Sunday, December 5, 2010

The Jumping Giraffe?

The controversial idea of WILL has come up in readings and has been discussed extensively in class. We first encountered this idea when reading Samuel Butler's scorching essay against Darwin "The Deadlock in Darwinism". In this essay Butler attempted to disprove Darwin's theory by claiming that he had simply borrowed and re-worked previous ideas from others. One of these "others" was Lamarck whose work on evolution lay in the claim that perhaps giraffes had gained their long necks from generations of the most cunning giraffes stretching their necks to get at the highest branches while the less cunning ones died off.
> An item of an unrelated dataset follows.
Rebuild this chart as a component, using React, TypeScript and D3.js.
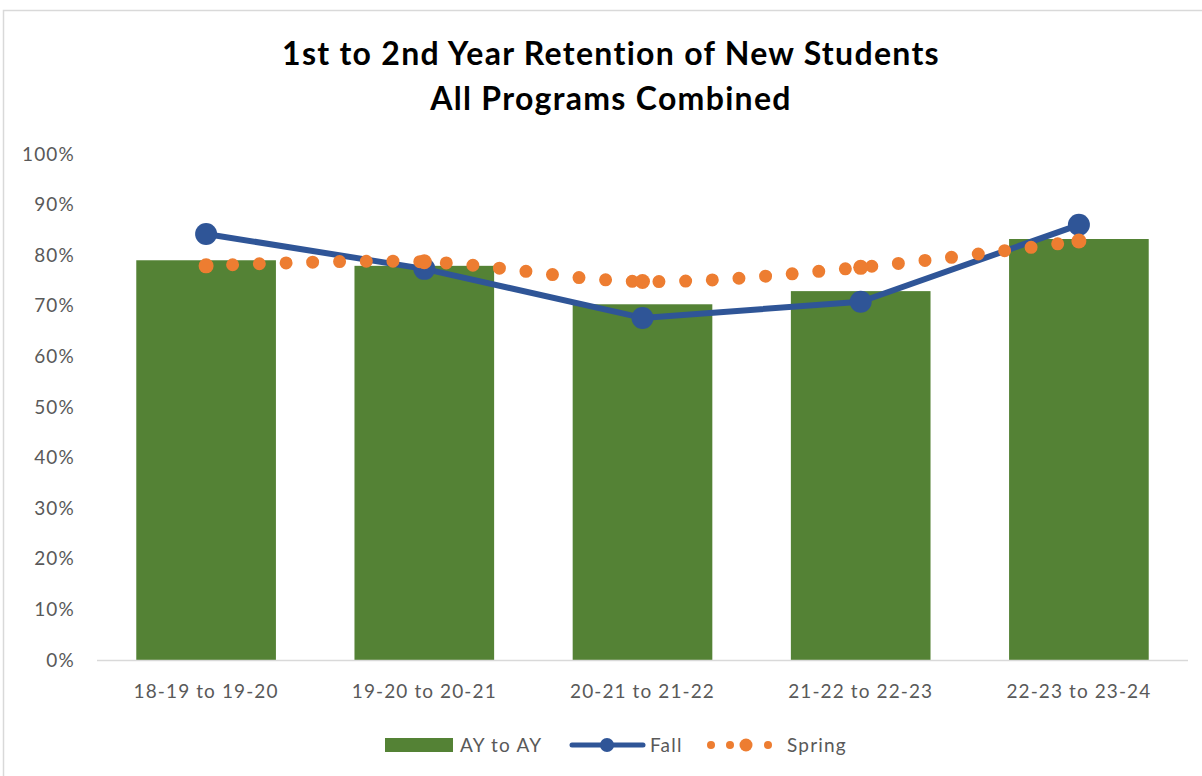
import * as d3 from "d3";

const categories = ["18-19 to 19-20", "19-20 to 20-21", "20-21 to 21-22", "21-22 to 22-23", "22-23 to 23-24"];
const ayToAy = [79.0, 77.9, 70.3, 72.9, 83.2];
const fall = [84.2, 77.3, 67.6, 70.8, 86.0];
const spring = [77.9, 78.7, 74.8, 77.6, 82.8];
const yTicks = [0, 10, 20, 30, 40, 50, 60, 70, 80, 90, 100];

const W = 1202;
const H = 776;
const FONT = "Lato, 'Open Sans', sans-serif";
const GREEN = "#548235";
const BLUE = "#2F5597";
const ORANGE = "#ED7D31";
const GREY = "#595959";

export default function App() {
  const x = d3.scaleBand<string>().domain(categories).range([97, 1188]).paddingInner(0.36).paddingOuter(0.18);
  const y = d3.scaleLinear().domain([0, 100]).range([660, 154]);
  const cx = (c: string) => (x(c) ?? 0) + x.bandwidth() / 2;

  const lineFall = d3.line<number>().x((_, i) => cx(categories[i])).y((d) => y(d));
  const lineSpring = d3
    .line<number>()
    .x((_, i) => cx(categories[i]))
    .y((d) => y(d))
    .curve(d3.curveCatmullRom.alpha(0.5));

  return (
    <svg width={W} height={H} style={{ position: "absolute", left: 0, top: 0, background: "#fff" }}>
      <rect x={3.5} y={10.5} width={W + 20} height={H + 20} fill="#fff" stroke="#d9d9d9" strokeWidth={1.5} />
      <g fontFamily={FONT} fontWeight={700} fontSize={32} letterSpacing={1.3} textAnchor="middle" fill="#000">
        <text x={611} y={65}>1st to 2nd Year Retention of New Students</text>
        <text x={611} y={110}>All Programs Combined</text>
      </g>

      <g fontFamily={FONT} fontSize={19} letterSpacing={1.2} fill={GREY} textAnchor="end">
        {yTicks.map((t) => (
          <text key={t} x={75} y={y(t)} dy="0.35em">{`${t}%`}</text>
        ))}
      </g>

      <g fill={GREEN}>
        {categories.map((c, i) => (
          <rect key={c} x={x(c)} y={y(ayToAy[i])} width={x.bandwidth()} height={y(0) - y(ayToAy[i])} />
        ))}
      </g>

      <line x1={97} x2={1188} y1={660.5} y2={660.5} stroke="#d9d9d9" strokeWidth={1.5} />

      <g fontFamily={FONT} fontSize={19} letterSpacing={1.1} fill={GREY} textAnchor="middle">
        {categories.map((c) => (
          <text key={c} x={cx(c)} y={698}>{c}</text>
        ))}
      </g>

      <path d={lineFall(fall) ?? ""} fill="none" stroke={BLUE} strokeWidth={6} strokeLinejoin="round" />
      {fall.map((v, i) => (
        <circle key={i} cx={cx(categories[i])} cy={y(v)} r={11} fill={BLUE} />
      ))}

      <path
        d={lineSpring(spring) ?? ""}
        fill="none"
        stroke={ORANGE}
        strokeWidth={13}
        strokeLinecap="round"
        strokeDasharray="0 26.7"
      />
      {spring.map((v, i) => (
        <circle key={i} cx={cx(categories[i])} cy={y(v)} r={7.5} fill={ORANGE} />
      ))}

      <g fontFamily={FONT} fontSize={19} letterSpacing={1.2} fill={GREY}>
        <rect x={385} y={738} width={68} height={14} fill={GREEN} />
        <text x={460} y={752}>AY to AY</text>
        <line x1={572} x2={643} y1={745} y2={745} stroke={BLUE} strokeWidth={5} strokeLinecap="round" />
        <circle cx={607} cy={745} r={7} fill={BLUE} />
        <text x={650} y={752}>Fall</text>
        {[711, 730, 768].map((px) => (
          <circle key={px} cx={px} cy={745} r={4} fill={ORANGE} />
        ))}
        <circle cx={746} cy={745} r={6.5} fill={ORANGE} />
        <text x={787} y={752}>Spring</text>
      </g>
    </svg>
  );
}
This idea of acquired characteristics being passed on to future offspring as well as the idea willing one's physical body to change were picked up by Bernard Shaw and fully explored in his play "Back to Methuselah". Shaw is a lover of Lamarck and a proponent of what he calls "Creative Evolution", or the idea that sheer will alone can allow for adaptive physical changes. When one first encounters these claims they may seem laughable, but when put in terms of how we think about the world, don't these things make sense? How often are we told to believe in ourselves and positive things will happen? Or why do some people claim that determination and WILL-POWER are what helped them achieve a major goal? Great feats of strength in both the mind and the body are constantly used as evidence of the power of will. So did those giraffes maybe jump to gain those longer necks? Sure; if we claim to have the will power why can't they?